Thursday, June 21, 2012

The Wrong Kind of Historical Memory


Many people think that remembering isolated bits of historical information on demand is a must for every citizen in a democracy like ours. The folks who decide our history curriculum standards certainly think so, even though they know that we’ll forget most of the history we learned in school. A moment’s thought will tell you that remembering the date of the invasion of Normandy in WWII when someone asks for it is a poor indication of your understanding of history.
So let’s kill this idea right now. If you don’t know the date of the Normandy invasion, you’ll manage just fine.
I teach history in a public high school for a living, which means that I am more boring than most people. When I’m at parties or family gatherings I have very little to say. No one wants to hear about public policy or historical trends, except other history teachers and cranks with extreme political ideas who want to argue with me. So I’ve learned to keep my mouth shut at parties.
Curriculum committees place a premium on knowing isolated historical facts, but you’re better off knowing baseball trivia, or how to crochet. If you’ve ever met a real bore at a party, you know that already. When I think back to my own high school class in American history – we were required to take only one year of it, which tells you something about my high school – I barely remember a thing. Mainly I remember that the teacher told stories and showed movies. I do remember one piece of advice he gave us: If you want to be rich, get a job at McDonald’s and live as cheaply as possible so you can buy your own McDonald’s.

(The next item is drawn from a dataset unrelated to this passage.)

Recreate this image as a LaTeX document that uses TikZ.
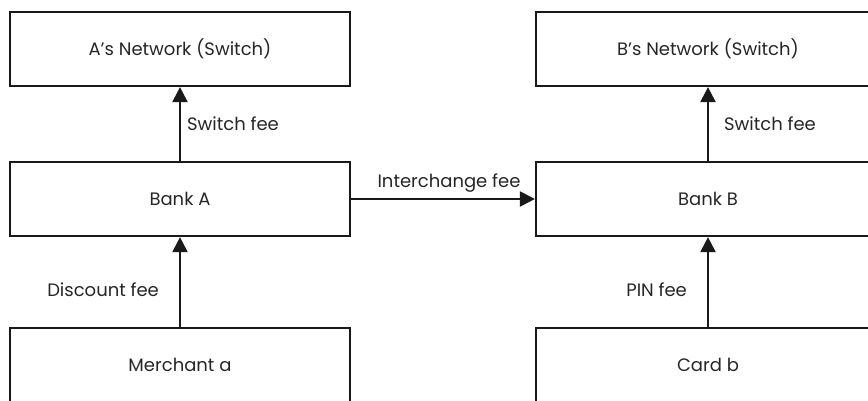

Then use the profits to buy another McDonald’s, and so on, until you have a chain of them. The lesson my teacher wanted to convey was that most people lack the self discipline to make a bundle of money, which is why most people aren’t rich. The lesson I took from the story was that becoming rich was something so boring I would avoid it altogether, and I did. I became a teacher instead.

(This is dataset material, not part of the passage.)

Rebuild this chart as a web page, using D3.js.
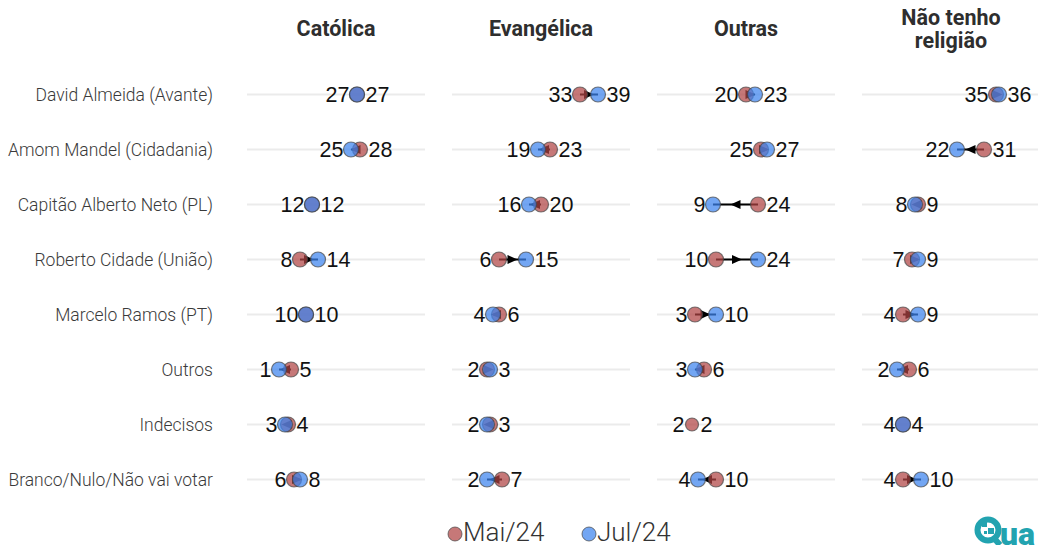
<!DOCTYPE html>
<html><head><meta charset="utf-8">
<script src="https://cdn.jsdelivr.net/npm/d3@7"></script>
<style>body{margin:0;background:#fff;}svg{display:block;}</style>
</head><body>
<svg id="c" width="1038" height="545"></svg>
<script>
const categories = ["David Almeida (Avante)","Amom Mandel (Cidadania)","Capitão Alberto Neto (PL)","Roberto Cidade (União)","Marcelo Ramos (PT)","Outros","Indecisos","Branco/Nulo/Não vai votar"];
const panels = ["Católica","Evangélica","Outras","Não tenho religião"];
const panelTitles = [["Católica"],["Evangélica"],["Outras"],["Não tenho","religião"]];
// Mai/24 and Jul/24 values per panel (rows follow categories)
const maiCatolica   = [27,28,12,8,10,5,4,6];
const julCatolica   = [27,25,12,14,10,1,3,8];
const maiEvangelica = [33,23,20,6,6,2,3,7];
const julEvangelica = [39,19,16,15,4,3,2,2];
const maiOutras     = [20,25,24,10,3,6,2,10];
const julOutras     = [23,27,9,24,10,3,null,4];
const maiSemReligiao= [35,31,9,7,4,6,4,4];
const julSemReligiao= [36,22,8,9,9,2,4,10];
const seriesNames = ["Mai/24","Jul/24"];

const mai = [maiCatolica,maiEvangelica,maiOutras,maiSemReligiao];
const jul = [julCatolica,julEvangelica,julOutras,julSemReligiao];

const svg = d3.select("#c");
const colMai = "#b04444", colJul = "#3d84ee";
const panelX0 = 247, panelW = 178, panelGap = 27;
const y = d3.scalePoint().domain(categories).range([94.5, 479.5]);
const x = d3.scaleLinear().domain([-9.67, 49.67]).range([0, panelW]);
const R = 7.5;

// y labels
svg.append("g").selectAll("text").data(categories).join("text")
  .attr("x", 213).attr("y", d => y(d)).attr("dy", "0.35em")
  .attr("text-anchor","end").attr("font-family","Roboto").attr("font-weight",300)
  .attr("font-size",17.5).attr("fill","#3a3a3a").text(d => d);

panels.forEach((p, pi) => {
  const g = svg.append("g").attr("transform", `translate(${panelX0 + pi*(panelW+panelGap)},0)`);
  // title
  const lines = panelTitles[pi];
  const t = g.append("text").attr("text-anchor","middle").attr("font-family","Roboto")
    .attr("font-weight",700).attr("font-size",21.5).attr("fill","#2e2e2e");
  lines.forEach((l, li) => {
    t.append("tspan").attr("x", panelW/2)
     .attr("y", lines.length === 1 ? 36 : 24.5 + li*23).text(l);
  });
  // gridlines
  g.selectAll("line.grid").data(categories).join("line").attr("class","grid")
    .attr("x1",0).attr("x2",panelW).attr("y1",d=>y(d)).attr("y2",d=>y(d))
    .attr("stroke","#ebebeb").attr("stroke-width",2);
  const rows = categories.map((c,i) => ({c, m: mai[pi][i], j: jul[pi][i]}));
  // connecting lines + arrows
  rows.forEach(r => {
    if (r.j == null || r.m === r.j) return;
    const yy = y(r.c), x1 = x(r.m), x2 = x(r.j);
    g.append("line").attr("x1",x1).attr("x2",x2).attr("y1",yy).attr("y2",yy)
      .attr("stroke","#000").attr("stroke-width",2);
    const xm = (x1+x2)/2, dir = Math.sign(x2-x1);
    g.append("path").attr("d",`M${xm+5*dir},${yy} L${xm-5*dir},${yy-4.5} L${xm-5*dir},${yy+4.5} Z`)
      .attr("fill","#000");
  });
  // points Mai then Jul
  g.selectAll("circle.m").data(rows).join("circle").attr("class","m")
    .attr("cx",d=>x(d.m)).attr("cy",d=>y(d.c)).attr("r", d => d.j == null ? 6.5 : R)
    .attr("fill",colMai).attr("fill-opacity",0.72)
    .attr("stroke","#444").attr("stroke-opacity",0.7).attr("stroke-width",1.2);
  g.selectAll("circle.j").data(rows.filter(d=>d.j!=null)).join("circle").attr("class","j")
    .attr("cx",d=>x(d.j)).attr("cy",d=>y(d.c)).attr("r",R)
    .attr("fill",colJul).attr("fill-opacity",0.72)
    .attr("stroke","#444").attr("stroke-opacity",0.7).attr("stroke-width",1.2);
  // labels
  rows.forEach(r => {
    const jv = r.j == null ? r.m : r.j;
    const lo = Math.min(r.m, jv), hi = Math.max(r.m, jv);
    const yy = y(r.c);
    g.append("text").attr("x", x(lo)-7.5).attr("y", yy).attr("dy","0.35em")
      .attr("text-anchor","end").attr("font-family","Liberation Sans, Arial")
      .attr("font-size",21.5).attr("fill","#111").text(lo);
    g.append("text").attr("x", x(hi)+8.5).attr("y", yy).attr("dy","0.35em")
      .attr("text-anchor","start").attr("font-family","Liberation Sans, Arial")
      .attr("font-size",21.5).attr("fill","#111").text(hi);
  });
});

// legend
const leg = svg.append("g");
const legX = [455, 589];
seriesNames.forEach((s, i) => {
  leg.append("circle").attr("cx", legX[i]).attr("cy", 534).attr("r", 7)
    .attr("fill", i===0?colMai:colJul).attr("fill-opacity",0.72)
    .attr("stroke","#444").attr("stroke-opacity",0.7);
  leg.append("text").attr("x", legX[i]+8).attr("y", 531.5).attr("dy","0.36em")
    .attr("font-family","Roboto").attr("font-weight",300).attr("font-size",26)
    .attr("fill","#333").text(s);
});

// logo
const logo = svg.append("g");
logo.append("circle").attr("cx",988).attr("cy",530).attr("r",10.5)
  .attr("fill","none").attr("stroke","#22a3b0").attr("stroke-width",6);
logo.append("path").attr("d","M993,537 L1000,545").attr("stroke","#22a3b0").attr("stroke-width",6);
logo.append("rect").attr("x",982).attr("y",522).attr("width",5).attr("height",5).attr("fill","#22a3b0");
logo.append("rect").attr("x",988).attr("y",528).attr("width",6).attr("height",6).attr("fill","#22a3b0");
logo.append("rect").attr("x",984).attr("y",531).attr("width",3).attr("height",3).attr("fill","#22a3b0");
logo.append("text").attr("x",1000).attr("y",545).attr("font-family","Roboto").attr("font-weight",900)
  .attr("font-size",32).attr("fill","#22a3b0").text("ua");
</script>
</body></html>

In the classroom I am stuck with this idea that learning facts is what history is all about, so I give tests with questions that years from now my students will not need to know the answers to, and thankfully, will have forgotten, so they can remember more useful things, like to check their mail carefully for bills. Still, my students expect these tests; if I didn’t give them, they’d be disappointed, grow despondent and probably stop working altogether.
The really important things my students do in history class don’t involve much declarative memory at all. They research, write news articles, speeches and dialogs. They interpret graphs and maps, write reports and make museum displays. They look at different interpretations of events and decide which interpretation makes the most sense. They debate and discuss. The put together collections of primary documents, organizing them into a coherent whole, and explain what the collection means. If my students ever need a fact when they’re doing any of these things, they do what I do and look it up on the Internet or in a book. And if I have taught them how to use sources properly, they will get their facts right, even the date of the Normandy landings.
Oh, yes, D-Day was June 6, 1944. Operation Overlord. Forget it.